Une des interventions a fait le point sur le règlement européen. Il s’agissait en fait d’une véritable initiation des participants au processus législatif, notamment au Parlement européen. La conférencière a expliqué ce qu’est le rapport principal, et pourquoi dans le cas de figure du règlement européen sur la protection des données, c’est la commission des libertés civiles (LIBE) qui en est chargé, avec pour rapporteur l’eurodéputé vert Jan-Philipp Albrecht qui a déjà rédigé un premier projet. Elle a fait le point sur les avis en cours de rédaction dans les commissions des affaires juridiques (JUR), emploi (EMPL), industrie et transports (ITRE) (voir notre article de février 2013) et marché intérieur et commerce (IMCO), qui ont des avis très différents entre elles sur des questions bien précises comme le seuil à partir duquel une entreprise est tenue d’engager un responsable de la protection des données ou de notifier certaines violations de la protection des données.
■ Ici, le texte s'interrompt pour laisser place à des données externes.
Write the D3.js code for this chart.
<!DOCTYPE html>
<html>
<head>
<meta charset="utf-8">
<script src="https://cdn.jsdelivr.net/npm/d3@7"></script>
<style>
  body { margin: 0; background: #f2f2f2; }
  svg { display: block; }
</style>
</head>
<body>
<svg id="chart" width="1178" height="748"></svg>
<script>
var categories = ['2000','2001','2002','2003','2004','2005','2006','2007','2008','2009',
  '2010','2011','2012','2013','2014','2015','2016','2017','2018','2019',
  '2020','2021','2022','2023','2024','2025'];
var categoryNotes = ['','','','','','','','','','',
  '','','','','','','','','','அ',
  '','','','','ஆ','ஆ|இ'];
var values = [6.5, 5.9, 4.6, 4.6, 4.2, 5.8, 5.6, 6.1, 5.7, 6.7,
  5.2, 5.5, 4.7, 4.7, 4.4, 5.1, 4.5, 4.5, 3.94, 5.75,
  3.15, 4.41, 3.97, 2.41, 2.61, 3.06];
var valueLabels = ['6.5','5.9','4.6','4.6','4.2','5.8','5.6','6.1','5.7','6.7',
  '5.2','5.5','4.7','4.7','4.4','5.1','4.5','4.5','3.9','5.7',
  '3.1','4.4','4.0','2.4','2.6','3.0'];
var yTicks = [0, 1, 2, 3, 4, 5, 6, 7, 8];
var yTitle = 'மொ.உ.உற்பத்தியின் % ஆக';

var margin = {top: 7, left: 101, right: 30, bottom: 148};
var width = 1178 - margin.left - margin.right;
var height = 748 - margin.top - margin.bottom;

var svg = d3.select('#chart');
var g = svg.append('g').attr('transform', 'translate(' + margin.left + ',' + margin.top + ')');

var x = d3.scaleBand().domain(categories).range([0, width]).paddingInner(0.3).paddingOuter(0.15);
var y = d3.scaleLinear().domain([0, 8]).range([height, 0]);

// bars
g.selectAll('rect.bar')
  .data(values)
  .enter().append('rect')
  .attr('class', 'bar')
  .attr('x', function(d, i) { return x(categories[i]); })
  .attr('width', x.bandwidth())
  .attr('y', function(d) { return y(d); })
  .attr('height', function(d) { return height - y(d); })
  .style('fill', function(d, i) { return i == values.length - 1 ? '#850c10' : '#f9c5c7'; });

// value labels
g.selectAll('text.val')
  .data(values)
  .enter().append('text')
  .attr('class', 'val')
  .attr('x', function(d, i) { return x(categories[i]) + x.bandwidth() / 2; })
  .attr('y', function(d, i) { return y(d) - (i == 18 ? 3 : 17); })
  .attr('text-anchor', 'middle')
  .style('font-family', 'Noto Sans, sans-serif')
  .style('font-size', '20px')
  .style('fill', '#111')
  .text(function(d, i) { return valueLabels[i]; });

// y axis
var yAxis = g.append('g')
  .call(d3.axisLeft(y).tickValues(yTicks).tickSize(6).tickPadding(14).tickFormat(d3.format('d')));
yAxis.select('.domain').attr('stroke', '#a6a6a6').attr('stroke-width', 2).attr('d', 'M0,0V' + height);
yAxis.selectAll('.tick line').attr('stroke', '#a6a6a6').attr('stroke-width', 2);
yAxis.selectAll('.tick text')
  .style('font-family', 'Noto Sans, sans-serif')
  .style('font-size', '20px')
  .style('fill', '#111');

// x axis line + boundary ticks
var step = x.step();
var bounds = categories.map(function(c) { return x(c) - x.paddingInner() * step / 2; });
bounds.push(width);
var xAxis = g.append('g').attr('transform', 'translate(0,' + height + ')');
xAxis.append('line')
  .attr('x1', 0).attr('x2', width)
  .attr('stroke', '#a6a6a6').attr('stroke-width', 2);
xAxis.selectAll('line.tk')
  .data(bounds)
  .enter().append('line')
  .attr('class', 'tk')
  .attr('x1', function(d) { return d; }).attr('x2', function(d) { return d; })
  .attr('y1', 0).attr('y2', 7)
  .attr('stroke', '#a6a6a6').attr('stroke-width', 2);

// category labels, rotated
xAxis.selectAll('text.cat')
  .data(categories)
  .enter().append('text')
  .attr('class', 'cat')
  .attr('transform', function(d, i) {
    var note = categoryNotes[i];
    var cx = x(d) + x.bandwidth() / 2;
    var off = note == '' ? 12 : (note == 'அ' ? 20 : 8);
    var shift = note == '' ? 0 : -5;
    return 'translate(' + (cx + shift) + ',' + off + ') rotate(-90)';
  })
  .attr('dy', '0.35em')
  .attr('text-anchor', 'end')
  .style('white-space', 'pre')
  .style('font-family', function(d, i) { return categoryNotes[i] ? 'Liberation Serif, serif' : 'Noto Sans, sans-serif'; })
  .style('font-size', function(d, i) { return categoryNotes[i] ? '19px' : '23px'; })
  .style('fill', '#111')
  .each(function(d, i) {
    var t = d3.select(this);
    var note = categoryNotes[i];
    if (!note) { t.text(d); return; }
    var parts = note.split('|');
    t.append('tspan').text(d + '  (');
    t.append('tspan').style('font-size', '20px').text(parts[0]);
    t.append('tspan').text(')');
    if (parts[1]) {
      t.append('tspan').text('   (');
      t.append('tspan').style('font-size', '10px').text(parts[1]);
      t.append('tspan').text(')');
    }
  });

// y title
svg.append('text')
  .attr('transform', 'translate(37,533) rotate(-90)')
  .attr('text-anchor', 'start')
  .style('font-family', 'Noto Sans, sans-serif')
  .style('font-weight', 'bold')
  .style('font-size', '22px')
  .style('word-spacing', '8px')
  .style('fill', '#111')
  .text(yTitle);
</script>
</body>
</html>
Selon la conférencière, l’agenda idéal serait le suivant : le vote à la commission LIBE interviendrait avant le 27 avril, et la position du Conseil serait déterminée avant la fin de la présidence irlandaise le 30 juin 2013. Le trilogue Commission-Parlement européen-Conseil se déroulerait en automne et le vote en plénière fin 2013. Le règlement européen pourrait alors entrer en vigueur début 2016.
Les grands enjeux sont pour les DPO la définition même de leur métier et surtout l’idée du guichet unique ou "one-shop-stop". Cette règle veut que ce soit l’autorité nationale de protection des données du pays où une entreprise a son siège central qui est responsable de la coordination de toutes les affaires concernant cette entreprise. Donc, si une firme qui a son siège en Suède est l’objet d’un litige qui concerne sa filiale au Luxembourg, le plaignant qui s’estime lésé au Luxembourg doit s’adresser à l’autorité suédoise qui est compétente, ce qui pourra se faire par l’entremise de l’autorité nationale luxembourgeoise qui conserverait un droit de regard sur le suivi sur les questions qui se sont posés dans son pays.
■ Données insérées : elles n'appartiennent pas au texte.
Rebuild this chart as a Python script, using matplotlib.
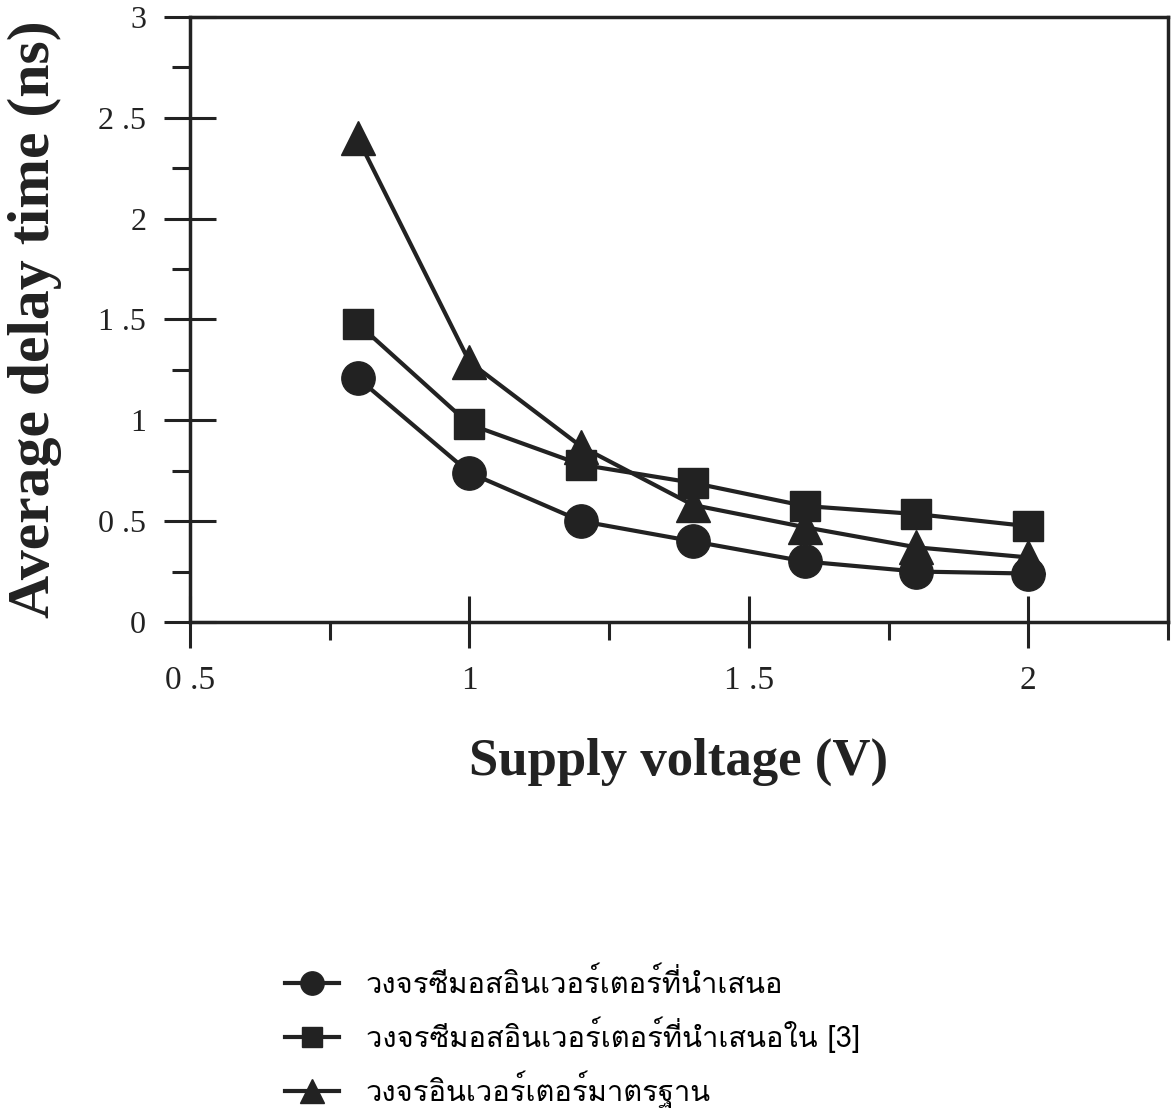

La question se pose ici de savoir si l’on peut avoir confiance. N’y a-t-il pas de risque que les autorités nationales laissent aller les affaires faute de moyens, et que par là elles perdent de l’influence ? N’y a-t-il pas le risque qu’il y ait une grande incompréhension des cas transfrontaliers dont les autorités nationales sont saisies, dans la mesure où les cultures d’entreprise diffèrent fortement, par exemple entre un pays comme le Luxembourg où le secret professionnel est cultivé et d’autres qui misent sur la transparence ?
Un autre cas de figure peut se poser quand le droit du travail est concerné, et que les dispositions nationales sur ce qui est licite ou illicite dans la manière de surveiller les salariés divergent.
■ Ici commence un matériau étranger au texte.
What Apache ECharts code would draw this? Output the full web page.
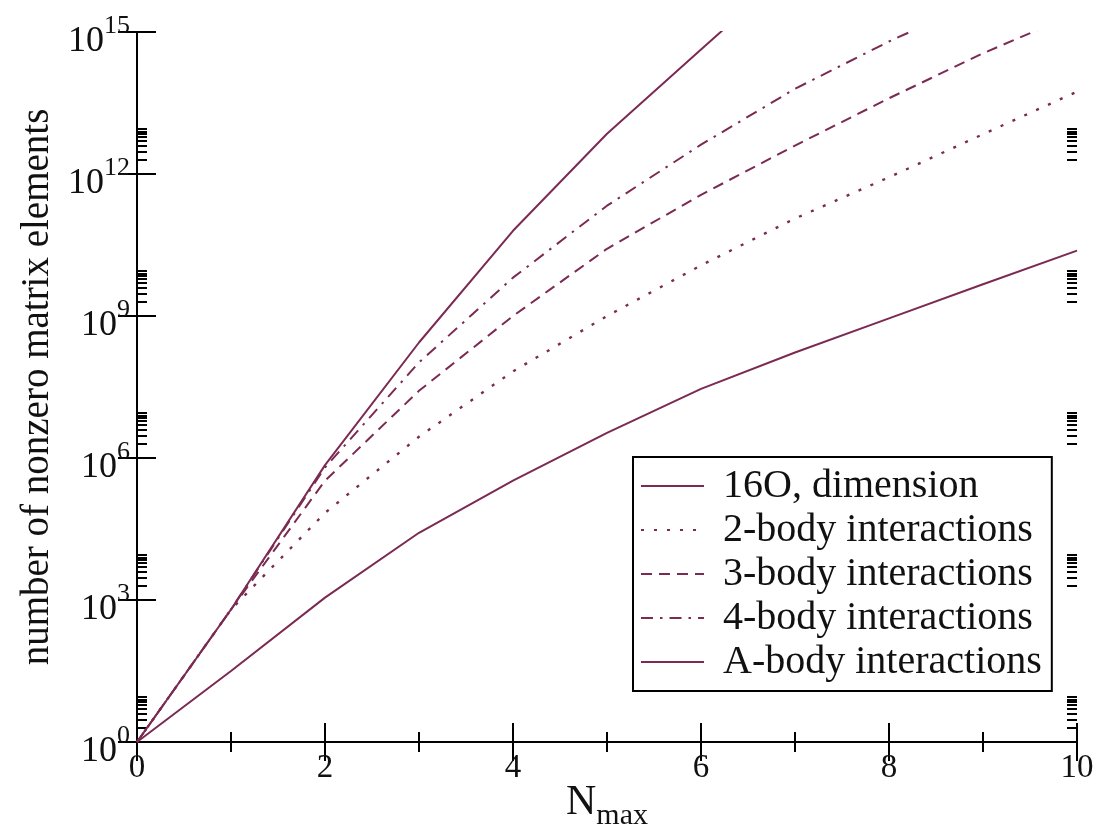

Autre question : si une grande banque au Luxembourg fait partie d’un grand groupe international qui a par exemple son siège en France, quel DPO est responsable, faut-il un DPO au Luxembourg ? Des voix plaident pour que l’on distingue dans les grands groupes internationaux qui offrent des services universaux entre types d’activité, leur localisation et donc entre types de traitement de données.
Un constat a été dressé : l’autorité nationale saisie peut être bien plus éloignée du terrain qu’actuellement. Difficile d’avoir une règle unique dans l’UE pour savoir à qui s’adresser, mais il en faut selon tous les intervenants.
Le règlement européen changera de toute façon la notion de responsabilité du DPO et mènera vers une approche plus systémique de l’usage des données. Le DPO aura des fonctions de conseil et de vérification auprès de son entreprise, il sera mieux protégé par son mandat et il pourra étendre ses fonctions de conseil et de vérification aux sous-traitants, quelque soit leur taille, car en intervenant dans une grande entreprise, les sous-traitants aussi y prennent une responsabilité. Du point de vue du risque pris par l’entreprise, cette responsabilisation du sous-traitant qui pourra être mise en avant constituera à terme, tout comme la fluidification des affaires, un double avantage concurrentiel pour les entreprises qui s’adapteront rapidement. Ce fut une des conclusions d’un débat entre professionnels qui a surtout révélé l’ampleur de l’européanisation de ce type d’échanges et de réflexion sur des pratiques professionnelles dans des domaines stratégiques nouveaux.